Karate Stances

Karate stances have differences when compared to other martial art such as kendo, judo, aikijutsu, etc.  These other martial arts tend to place emphasis on how to use the upper body for completing actions such as bumping, throwing, swinging the sword, etc. They do not focus on which stances must be taken to swing the sword or to throw the opponent in the most effective way, instead placing emphasis on upper body execution with the lower body following accordingly.

These martial arts simply perform the upper body technique and let the lower body follow its movement without losing balance (center of gravity), transferring energy from the feet, through the lower body, to the upper body.  It is not important which stance is taken, instead what is important is how those stances will fit together with their upper body techniques.
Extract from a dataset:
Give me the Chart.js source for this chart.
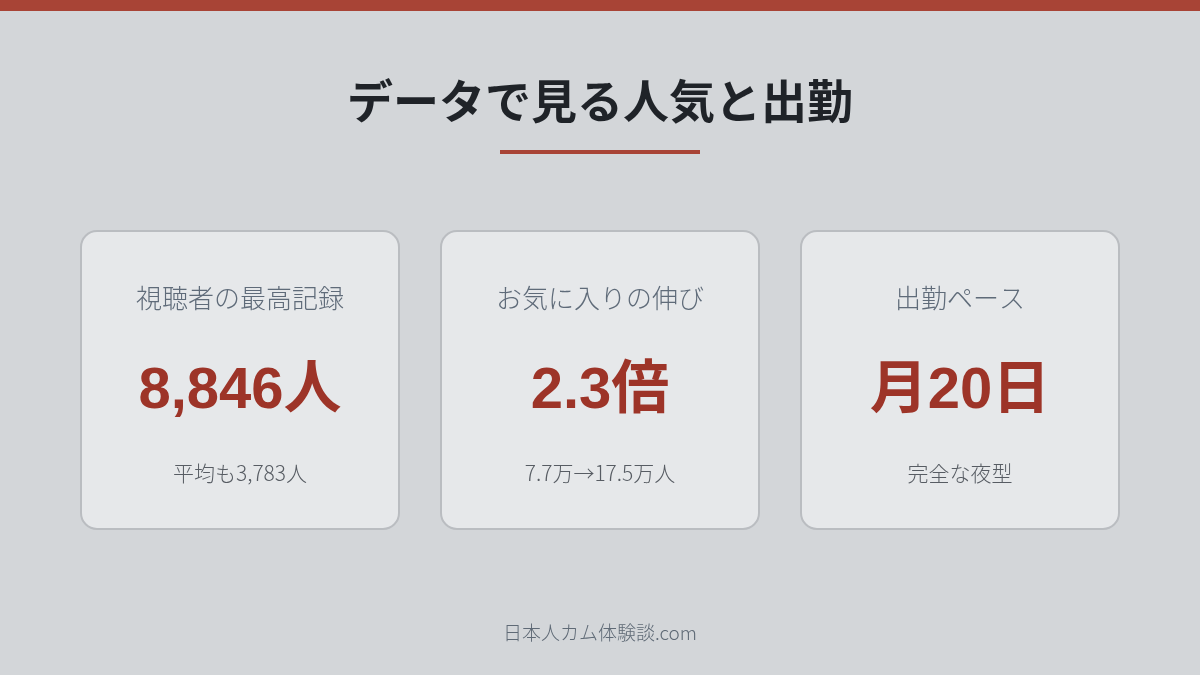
<!DOCTYPE html>
<html lang="ja">
<head>
<meta charset="utf-8">
<script src="https://cdn.jsdelivr.net/npm/chart.js@4"></script>
<style>
  html, body { margin: 0; padding: 0; background: #d3d6d9; }
  #wrap { width: 1200px; height: 675px; position: relative; }
</style>
</head>
<body>
<div id="wrap"><canvas id="myChart" width="1200" height="675"></canvas></div>
<script>
// データ
const pageTitle = 'データで見る人気と出勤';
const cardLabels = ['視聴者の最高記録', 'お気に入りの伸び', '出勤ペース'];
const cardValues = ['8,846人', '2.3倍', '月20日'];
const cardNotes = ['平均も3,783人', '7.7万→17.5万人', '完全な夜型'];
const footerText = '日本人カム体験談.com';

const RED = '#a84436';
const CJK = '"Noto Sans CJK JP", "Noto Sans", sans-serif';

// カードとか下線を描くプラグイン
const cardsPlugin = {
    id: 'cards',
    beforeDraw(chart) {
        let ctx = chart.ctx;
        ctx.save();
        ctx.fillStyle = '#d3d6d9';
        ctx.fillRect(0, 0, chart.width, chart.height);
        ctx.fillStyle = RED;
        ctx.fillRect(0, 0, chart.width, 11);
        ctx.restore();
    },
    afterDraw(chart) {
        let ctx = chart.ctx;
        ctx.save();
        // タイトル下の線
        ctx.fillStyle = RED;
        ctx.fillRect(500, 150, 200, 4);

        for (let i = 0; i < cardLabels.length; i++) {
            let x = 80 + i * 360, y = 230, w = 320, h = 300;
            ctx.beginPath();
            ctx.roundRect(x + 1, y + 1, w - 2, h - 2, 16);
            ctx.fillStyle = '#e6e8ea';
            ctx.fill();
            ctx.lineWidth = 2;
            ctx.strokeStyle = '#babdc1';
            ctx.stroke();

            let cx = x + w / 2;
            ctx.textAlign = 'center';
            ctx.textBaseline = 'middle';

            ctx.fillStyle = '#5f6b79';
            ctx.font = '300 26px ' + CJK;
            ctx.fillText(cardLabels[i], cx, 298);

            ctx.fillStyle = '#9d3428';
            ctx.font = '700 58px "Liberation Sans", ' + CJK;
            ctx.fillText(cardValues[i], cx, 392);

            ctx.fillStyle = '#575c63';
            ctx.font = '300 21px ' + CJK;
            ctx.fillText(cardNotes[i], cx, 473);
        }

        ctx.fillStyle = '#5f6a76';
        ctx.font = '300 19px ' + CJK;
        ctx.textAlign = 'center';
        ctx.textBaseline = 'middle';
        ctx.fillText(footerText, 600, 633);
        ctx.restore();
    }
};

let ctx = document.getElementById('myChart').getContext('2d');
let chart = new Chart(ctx, {
    type: 'bar',
    data: {
        labels: cardLabels,
        datasets: [{ data: [], backgroundColor: 'transparent' }]
    },
    options: {
        responsive: false,
        animation: false,
        events: [],
        layout: { padding: 0 },
        scales: { x: { display: false }, y: { display: false } },
        plugins: {
            legend: { display: false },
            tooltip: { enabled: false },
            title: {
                display: true,
                text: pageTitle,
                color: '#1f2328',
                font: { family: CJK, size: 46, weight: '700', lineHeight: 1.2 },
                padding: { top: 73, bottom: 0 }
            }
        }
    },
    plugins: [cardsPlugin]
});
</script>
</body>
</html>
Contrary to this way of moving most of karate emphasizes executing a proper stance first then performing the upper body technique. With this emphasis on first executing a proper stance, the karate practitioner neglects to focus on how to transfer energy from the lower body.  This emphasis on stances makes it difficult to coordinate the upper and lower body movements. This results in the individual being in a static karate stance with the upper body movement performed separately without a connection to the lower body.

Another effect of taking the karate stance first is difficulty in performing techniques with upper body power since the lower body is static.  To compensate, muscle strength is then used to make up for this lost power.  The consequence is strenuous and stiff movement rather than using the body like a fulcrum connecting the upper and lower body. 

How can we practice this way to get a more natural, smooth whip-like motion in the punches and blocks?  In order to do perform movements with a more whip-like motion, first one must relax the muscles, then throw punch or blocks from the feet, using gravity and your body weight.  If you use too much muscle strength/power rather than body power, the “whip” will move stiffly and not smoothly.  It will not be flexible and cannot send your energy smoothly through the execution of the technique.

Basic Kihon Posture | HEIKODACHI | parallel stance

Keep your back straight with your scapula taut, drop your chest, and think of pushing the sky up with the top of your head. Drop your center of gravity just  about 6” in front of your navel toward the ground; the knees must be flexed and never locked; hips and below the knees are taut and stable. Keep yourself relaxed but never slouch. Always feel proud and alert, but never impertinent nor sneaky. There are many kinds of warriors; we strive to be the warrior who is sincere.